Another failure and weakness of all-hazards planning discussed in this paper and found in the example of Hurricane Katrina is the failure of competent leadership shown by government officials both before and after the storm. As was already mentioned, the head of FEMA at the time, Michael D. Brown, had little or no real world experience with emergency management, and he was totally unprepared and thus unable to offer aid to the victims of Katrina in a timely manner. Brown is not the only leader to blame, however, as Hurricane Katrina “seemed to capture leaders at all levels unprepared,” and this despite the several days of warning garnered by the early warnings of the National Hurricane Center (Manuel, 2013, p. 153).

Additionally, in the case of New Orleans specifically, several studies had indicated years prior to the disaster that a direct hit by a hurricane would cause mass flooding in the city, suggesting that the city's government at the local and state levels simply chose to ignore an impending threat until it became all too real (Fischette, 2001). It seems that they were over confident in the safety and structural integrity of their city. After all, there was an all-hazards plan in place, and thus, as they may have seen it, no need for further worry.

A Successful Response to Hurricane Sandy

Seven years after Hurricane Katrina, in 2012, Hurricane Sandy, “the second-largest Atlantic storm on record, affected the East Coast from Florida to Maine, as well as states as far inland as West Virginia, Ohio, and Indiana (Federal Emergency Management Agency, 2013, p. iii). This storm, while different than Katrina in both its total size and intensity, was also hugely devastating, and given the storm's nature and the freshness of Katrina in the minds of all Americans at the time it came ashore, “comparisons to Hurricane Katrina in 2005 [are] unavoidable” (Baylon, 2013). Compared to the government’s response to Katrina, its response to Hurricane Sandy was a rousing success, exemplifying in many ways the strengths of an all-hazards plan when properly constructed, maintained, and administered.
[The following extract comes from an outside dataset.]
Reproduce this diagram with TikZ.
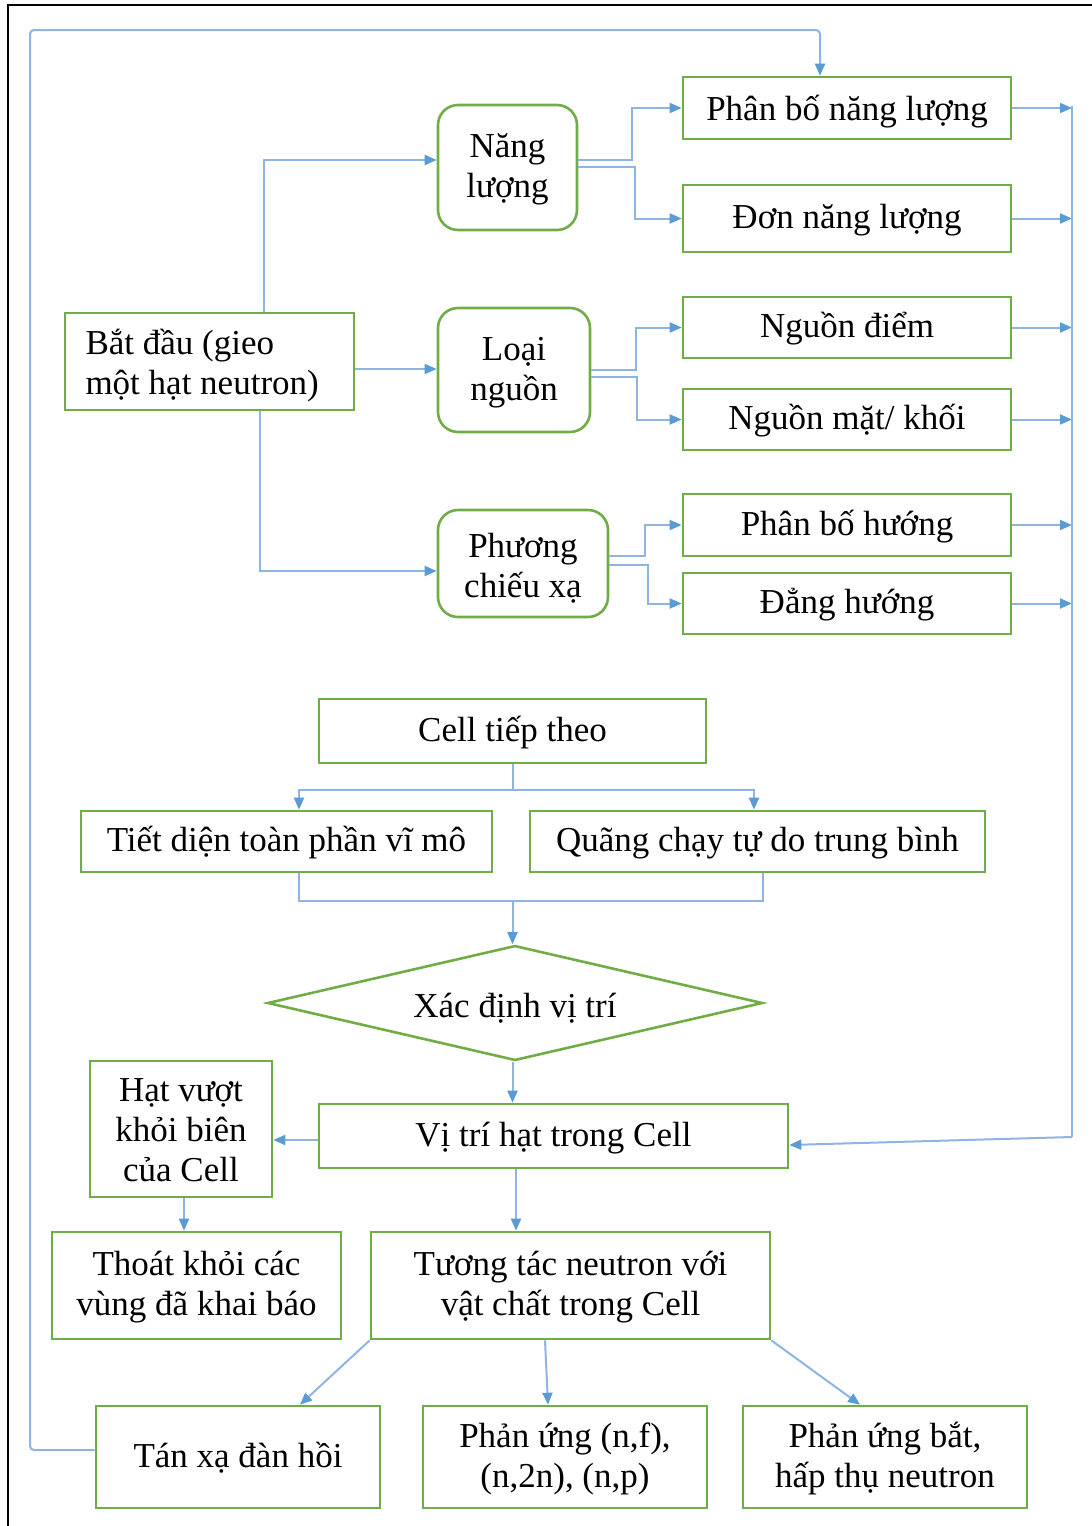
\documentclass[tikz,border=0pt]{standalone}
\usepackage{fontspec}
\setmainfont{Liberation Serif}
\usetikzlibrary{arrows.meta,shapes.geometric}
\definecolor{boxgreen}{RGB}{112,173,71}
\definecolor{linkblue}{RGB}{141,180,226}
\definecolor{tipblue}{RGB}{91,155,213}
\tikzset{
  top strut/.style={execute at begin node={\rule{0pt}{#1}}},
  bottom strut/.style={execute at end node={\rule[-#1]{0pt}{#1}}},
  box/.style={draw=boxgreen, line width=1.3pt, rectangle, inner sep=0pt,
    font=\fontsize{17.5pt}{20pt}\selectfont, align=center,
    % struts fix where a label sits in its box
    top strut=17pt, bottom strut=7pt},
  % several lines: a fixed text width, so that the struts take effect
  lines/.style 2 args={text width=#1, align=flush center, bottom strut=5pt, top strut=#2},
  rbox/.style={box, rounded corners=10pt},
  link/.style={draw=linkblue, line width=1pt},
  conn/.style={link, -{Triangle[length=6pt,width=5pt,color=tipblue]}},
}
\begin{document}
\begin{tikzpicture}[x=0.5pt,y=-0.5pt]
\useasboundingbox (0,0) rectangle (1092,1526);
\draw[black, line width=1.2pt] (8,1526) -- (8,5) -- (1092,5);

% start box and its three branches
\node[box, lines={124pt}{20pt}, align=flush left, minimum width=144.5pt, minimum height=48.5pt] (BD) at (209.5,361.5) {Bắt đầu (gieo\\một hạt neutron)};
\node[rbox, lines={65.5pt}{14pt}, minimum width=69.5pt, minimum height=62.5pt] (NL) at (507.5,167.5) {Năng\\lượng};
\node[rbox, lines={72pt}{12pt}, minimum width=76pt, minimum height=62pt] (LN) at (514,370) {Loại\\nguồn};
\node[rbox, lines={81pt}{21pt}, minimum width=85pt, minimum height=53.5pt] (PCX) at (523,563.5) {Phương\\chiếu xạ};

% options of each branch
\node[box, top strut=19pt, minimum width=164pt, minimum height=31pt] (PBNL) at (847,108) {Phân bố năng lượng};
\node[box, minimum width=164pt, minimum height=33.5pt] (DNL) at (847,218.5) {Đơn năng lượng};
\node[box, minimum width=164pt, minimum height=30.5pt] (ND) at (847,327.5) {Nguồn điểm};
\node[box, minimum width=164pt, minimum height=30.5pt] (NMK) at (847,419.5) {Nguồn mặt/ khối};
\node[box, minimum width=164pt, minimum height=31pt] (PBH) at (847,525) {Phân bố hướng};
\node[box, minimum width=164pt, minimum height=30.5pt] (DH) at (847,603.5) {Đẳng hướng};

% transport part
\node[box, minimum width=193.5pt, minimum height=32pt] (Cell) at (512.5,731) {Cell tiếp theo};
\node[box, minimum width=205.5pt, minimum height=30.5pt] (TD) at (286.5,841.5) {Tiết diện toàn phần vĩ mô};
\node[box, minimum width=227.5pt, minimum height=30.5pt] (QC) at (757.5,841.5) {Quãng chạy tự do trung bình};
\node[box, top strut=21pt, shape=diamond, aspect=4.3, minimum width=247.5pt, minimum height=57.5pt] (dia) at (515,1003) {Xác định vị trí};
\node[box, minimum width=234.5pt, minimum height=32pt] (VT) at (553.5,1136) {Vị trí hạt trong Cell};
\node[box, lines={87pt}{19.5pt}, minimum width=91pt, minimum height=68pt] (HV) at (181,1129) {Hạt vượt\\khỏi biên\\của Cell};
\node[box, lines={140.5pt}{16pt}, minimum width=144.5pt, minimum height=53.5pt] (TK) at (196.5,1285.5) {Thoát khỏi các\\vùng đã khai báo};
\node[box, lines={195.5pt}{16pt}, minimum width=199.5pt, minimum height=53.5pt] (TT) at (570.5,1285.5) {Tương tác neutron với\\vật chất trong Cell};
\node[box, minimum width=142pt, minimum height=51pt] (TX) at (238,1457) {Tán xạ đàn hồi};
\node[box, lines={138pt}{16.5pt}, minimum width=142pt, minimum height=51pt] (PU) at (565,1457) {Phản ứng (n,f),\\(n,2n), (n,p)};
\node[box, lines={138pt}{16.5pt}, minimum width=142pt, minimum height=51pt] (PB) at (885,1457) {Phản ứng bắt,\\hấp thụ neutron};

% routing points
\coordinate (a1) at (264,160);
\coordinate (a2) at (0,369);
\coordinate (a3) at (260,571);
\coordinate (b1) at (632,160);
\coordinate (b2) at (635,167);
\coordinate (b3) at (636,370);
\coordinate (b4) at (637,377);
\coordinate (b5) at (645,556);
\coordinate (b6) at (648,565);
\coordinate (bus) at (1072,106);
\coordinate (busend) at (1072,1137);
\coordinate (l1) at (30,1450);
\coordinate (l2) at (30,30);
\coordinate (l3) at (820,30);
\coordinate (m2) at (299,790);
\coordinate (m3) at (754,790);
\coordinate (n1) at (299,901);
\coordinate (n2) at (763,901);
\coordinate (h1) at (0,1140);
\coordinate (k1) at (184,0);
\coordinate (k2) at (516,0);
\coordinate (k3) at (300,0);
\coordinate (k4) at (545,0);
\coordinate (k5) at (548,0);
\coordinate (k6) at (860,0);

% start to the three settings
\draw[conn] (BD.north -| a1) |- (NL.west |- a1);
\draw[conn] (BD.east |- a2) -- (LN.west |- a2);
\draw[conn] (BD.south -| a3) |- (PCX.west |- a3);

% settings to their options
\draw[conn] (NL.east |- b1) -- (b1) |- (PBNL.west);
\draw[conn] (NL.east |- b2) -- (b2) |- (DNL.west);
\draw[conn] (LN.east |- b3) -- (b3) |- (ND.west);
\draw[conn] (LN.east |- b4) -- (b4) |- (NMK.west);
\draw[conn] (PCX.east |- b5) -- (b5) |- (PBH.west);
\draw[conn] (PCX.east |- b6) -- (b6) |- (DH.west);

% options collected on the right bus
\foreach \n in {PBNL,DNL,ND,NMK,PBH,DH}
  \draw[conn] (\n.east) -- (\n.east -| bus);
\draw[link] (bus) -- (busend);
\draw[conn] (busend) -- ([yshift=-4.5pt]VT.east);

% loop back after elastic scattering
\draw[conn, rounded corners=2pt] (TX.west |- l1) -- (l1) -- (l2) -| (PBNL.north -| l3);

% cell data
\draw[link] (Cell.south) -- (Cell.south |- m2);
\draw[conn] (Cell.south |- m2) -| (TD.north -| m2);
\draw[conn] (Cell.south |- m3) -| (QC.north -| m3);
\draw[link] (TD.south -| n1) -- (n1) -- (n2) -- (QC.south -| n2);
\draw[conn] (Cell.south |- n1) -- (Cell.south |- dia.north);

% position and interaction
\draw[conn] (dia.south -| Cell.south) -- (VT.north -| Cell.south);
\draw[conn] (VT.west |- h1) -- (HV.east |- h1);
\draw[conn] (HV.south -| k1) -- (TK.north -| k1);
\draw[conn] (VT.south -| k2) -- (TT.north -| k2);
\draw[conn] (TT.south west) -- (TX.north -| k3);
\draw[conn] (TT.south -| k4) -- (PU.north -| k5);
\draw[conn] (TT.south east) -- (PB.north -| k6);
\end{tikzpicture}
\end{document}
From the earliest warnings of Hurricane Sandy's impending landfall, the ICS was used almost flawlessly by government organizations to facilitate effective and clear communication. The coordination of the local and federal governments with various agencies and community groups saved a good deal of time, effort, and money in both pre-storm and post-storm efforts. The prior planning and preparation of the affected states for a storm that was most definitely out of the ordinary, “saved countless lives,” and simultaneously speeded the response and recovery processes (Manuel, 2013, p. 153).

Additionally, it should be noted that “much of the credit for FEMA's improved image has been given to” the leadership shown by W. Craig Fugate, a man who has a good deal of emergency management experience and replaced Michael D. Brown as the head of FEMA in the aftermath of Hurricane Katrina (Vogel, 2012). Many believe that the “success” of Hurricane Sandy is due in large part to his leadership, preparation, and preventative actions. Under his leadership, there was a single, clear all-hazards plan in place that everyone was aware of, again aiding in the effectiveness of emergency efforts by eliminating multiple plans that may have contained conflicting courses of action.


While these two hurricanes are not the only examples of failures or successes surrounding the use of all-hazards planning, they are the most well known. FEMA alone, an organization operating on the federal level, has a past that is riddled with both failure and success, seemingly in almost equal measure (Czerwinski, 2012). As such, it is easy to assume that the success records of state and local all-hazards plans show similar results. Additionally and unfortunately, as a whole, experience from just the last several years, just since the beginning of the century, have shown a disturbing trend; while “knowledge about the causes and consequences of hazards is increasing,” the damages sustained because of them “continue to rise dramatically” (Berke & Smith, 2009, p. 87).

This trend and FEMA's track record seem to suggest that, ultimately, it is not whether or not a federal, state, or local government is in possession of an all-hazards plan, but if said plan is adequately constructed and implemented both prior to and in the event of an emergency that matters. One example of this principle might be training. Simply having emergency personnel will not matter if they are not trained to know how to respond to emergency situations. A plan does little good without the knowledge and preparation needed to make it effective, and an all-hazards plan will similarly do little good for those who do not know how to use it or are over reliant on the mere fact of its existence. However, for those who are aware of the inherent weaknesses in all-hazards planning and are also aware of its strengths, the all-hazards approach to emergency management will make them the most likely to succeed in mitigating disasters.

In general, the all-hazards approach to emergency management is a highly effective one. It is cost-effective, provides an excellent framework for responding to disasters, is hands-on, and encourages cooperation between non-profits, businesses, communities, and various levels of government. It enhances communication and coordination between organizations both before and after emergencies, increasing their efficiency and ability to respond.

Like any system, however, it has imperfections, many of which stem from inefficient administration and a false sense of security that the phrase “all-hazards” can sometimes provide. It is not ideally suited to deal directly terrorism, but can be an effective method of facilitating aid and communication in either the event of a natural disaster or a terrorist attack. Like a tool made for a specific purpose, all-hazards planning is only effective in fulfilling its intended purpose if those using it are aware of how to use it, and more effective in the hands of those with experience.